Texas faced a snowstorm on February 13–17. It is one of the most historic winter storms Texas has seen. The temperatures plummeted while ice and snow covered the entire state, leaving millions of people without electricity.
This disaster led to blackouts extending from hours to days. Top state lawmakers called for investigations into the Electric Reliability Council of Texas, as Texans demanded accountability for the disaster. Many stores and businesses were shut down due to the snow, which caused panic for food and other resources in need. Schools were also closed since most households had no electricity for hours or days. Not only was the electricity a problem, but many individuals’ water pipes froze, causing water leakage in their houses or apartment complex.
Due to the weather, many homeless people and people who were in the comfort of their homes passed away. Many of these deaths could have been caused by freezing to death from hypothermia, poisoning by carbon monoxide, trapped in home fires, and crashes on icy roads. State officials are trying to determine how many victims have passed away from this frigid cold, but it is a daunting task.

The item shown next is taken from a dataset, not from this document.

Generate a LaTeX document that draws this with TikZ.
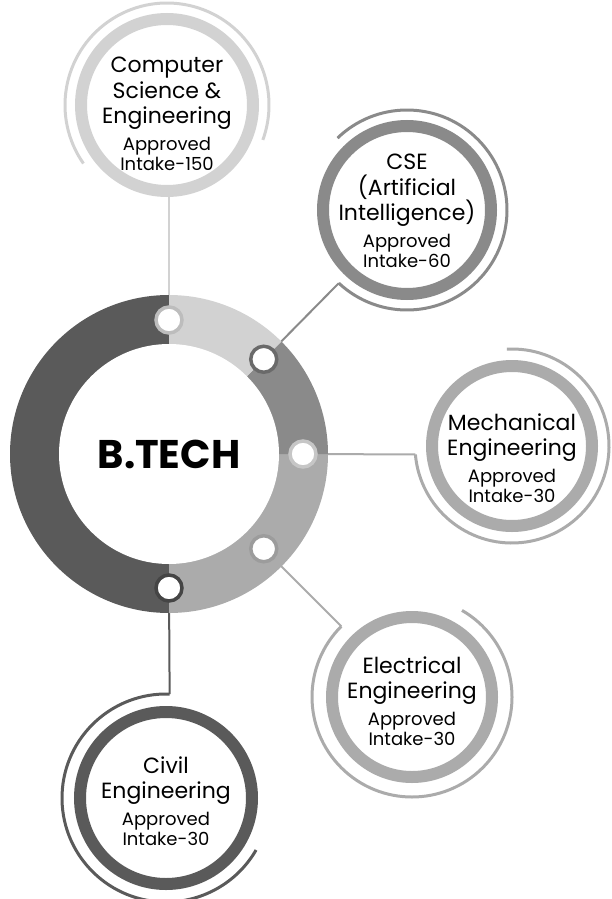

Dallas police suspect that a 34-year old man, Lorenzo Charles Washington III, died of carbon monoxide poisoning. Garland police believe two men, 41-year-old Arnulfo Escalante Lopez and 28-year-old Jose Anguiano Torres, were also victims of carbon monoxide poisoning. As of right now, at least 17 Dallas County deaths were caused by the storm, however, these numbers could change as doctors are waiting for results to identify if these deaths were caused by the snowstorm.